IDOLS
By Pat Morley
(excerpted from Pastoring Men, Moody Publishers)

I used to race a vintage Porsche and have used racing as a platform to build relationships with men and to share my faith. One day a man who never misses a chance to race asked me quite seriously, "When does my passion for racing become an idol?" Good question.
 
All idolatry is rooted in unbelief. This unbelief can take many forms, but at its root, it is the powerful lie, "Jesus Christ alone is not enough to make me happy. I need something else."

An idol is something we worship. The issue is looking to anything except Jesus Christ for identity, meaning, and ultimate purpose. An idol is anything that becomes the object of inordinate affection. An idol is anything of which we say, "I must have this to be happy."

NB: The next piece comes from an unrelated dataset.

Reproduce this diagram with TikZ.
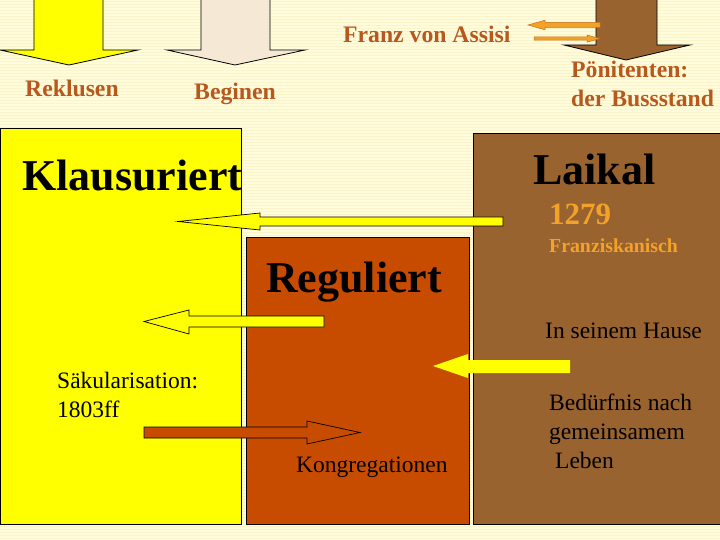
\documentclass[tikz,border=0pt]{standalone}
\usepackage{fontspec}
\setmainfont{Liberation Serif}
\definecolor{bgc}{RGB}{255,252,220}
\definecolor{stripec}{RGB}{251,244,202}
\definecolor{yel}{RGB}{255,255,0}
\definecolor{regc}{RGB}{200,76,0}
\definecolor{laic}{RGB}{153,99,48}
\definecolor{beig}{RGB}{245,232,212}
\definecolor{lbl}{RGB}{183,88,30}
\definecolor{orng}{RGB}{242,162,40}
\definecolor{orngd}{RGB}{200,110,20}
\tikzset{
  outl/.style={draw=black,line width=0.8pt,line join=miter},
  lab/.style={anchor=base west,inner sep=0pt,text=lbl,font=\fontsize{23.7}{26}\selectfont\bfseries},
  big/.style={anchor=base west,inner sep=0pt,text=black,font=\fontsize{44}{48}\selectfont\bfseries},
  plain/.style={anchor=base west,inner sep=0pt,text=black,font=\fontsize{23.5}{26}\selectfont},
  orlab/.style={anchor=base west,inner sep=0pt,text=orng,font=\bfseries},
}
\begin{document}
\begin{tikzpicture}[x=1pt,y=-1pt]
\useasboundingbox (0,0) rectangle (720,540);
% background
\fill[bgc] (0,0) rectangle (720,540);
\foreach \i in {1,4,...,538} \fill[stripec] (0,\i) rectangle (720,\i+1.2);
% top block arrows
\draw[outl,fill=yel] (34,-2) -- (103,-2) -- (103,50) -- (138,50) -- (69,65) -- (0,50) -- (34,50) -- cycle;
\draw[outl,fill=beig] (201,-2) -- (270,-2) -- (270,50) -- (305,50) -- (235,65) -- (167,50) -- (201,50) -- cycle;
\draw[outl,fill=laic] (596,-2) -- (657,-2) -- (657,45) -- (690,45) -- (626,60) -- (564,45) -- (596,45) -- cycle;
% Franz arrows
\draw[draw=orngd,line width=0.5pt,fill=orng] (600,22.3) -- (545,22.3) -- (545,20.2) -- (528,25) -- (545,29.8) -- (545,27.5) -- (600,27.5) -- cycle;
\draw[draw=orngd,line width=0.5pt,fill=orng] (534,37) -- (587,37) -- (587,35) -- (600,38.6) -- (587,42.2) -- (587,40.2) -- (534,40.2) -- cycle;
% labels top
\node[lab] (rek) at (25,97) {Reklusen};
\node[lab] (beg) at (194,100) {Beginen};
\node[lab] (franz) at (343,43) {Franz von Assisi};
\node[lab] (poen) at (571,78) {Pönitenten:};
\node[lab] (buss) at (571,107) {der Bussstand};
% main boxes
\draw[outl,fill=yel] (0.6,128) rectangle (241,524);
\draw[outl,fill=regc] (246,237) rectangle (469,524);
\draw[outl,fill=laic] (473,133) rectangle (725,524);
% middle arrows
\draw[outl,line width=0.7pt,fill=yel] (503,217) -- (260,217) -- (260,213) -- (178,221.5) -- (260,230) -- (260,226) -- (503,226) -- cycle;
\draw[outl,line width=0.7pt,fill=yel] (324,316) -- (189,316) -- (189,310) -- (144,321.5) -- (189,334) -- (189,327) -- (324,327) -- cycle;
\draw[outl,line width=0.7pt,fill=regc] (144,427) -- (307,427) -- (307,421) -- (360,432.5) -- (307,444) -- (307,438) -- (144,438) -- cycle;
\fill[yel] (570,360) -- (468,360) -- (468,354) -- (433,366) -- (468,378) -- (468,373) -- (570,373) -- cycle;
% texts
\node[big] (kla) at (22,191) {Klausuriert};
\node[big] (lai) at (533,185) {Laikal};
\node[big] (reg) at (266,292) {Reguliert};
\node[orlab,font=\fontsize{31}{34}\selectfont\bfseries] (y1279) at (549,225) {1279};
\node[orlab,font=\fontsize{19.8}{22}\selectfont\bfseries] (fran) at (549,252) {Franziskanisch};
\node[plain] (haus) at (545,338) {In seinem Hause};
\node[plain] (saek) at (57,388) {Säkularisation:};
\node[plain] (y1803) at (57,417) {1803ff};
\node[plain] (bed1) at (549,410) {Bedürfnis nach};
\node[plain] (bed2) at (549,439) {gemeinsamem};
\node[plain] (bed3) at (555,468) {Leben};
\node[plain] (kon) at (296,472) {Kongregationen};
\end{tikzpicture}
\end{document}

John Calvin said that men are "idol factories." Perhaps nothing interferes with a man's faith more than the root problem of making idols--it's the "next step" after believing a lie (topic 37 will cover "lies").

The average American Christian male has made an idol of something that competes with his full surrender to Christ. Men are addicted to everything from money to secret thought lives to comfortable little secluded environments they spend all their waking hours to create. Men can make idols of almost anything, but common examples today include homes, cars, boats, motorcycles, titles and positions, their intelligence, and their bodies. All these affections are horizontal and worldly. All such friendship with the world is spiritual adultery (James 4:4).

C. S. Lewis lamented how men are so easily satisfied with lesser things. Idols make promises they cannot keep, which is why a man can be on a winning streak and still feel empty.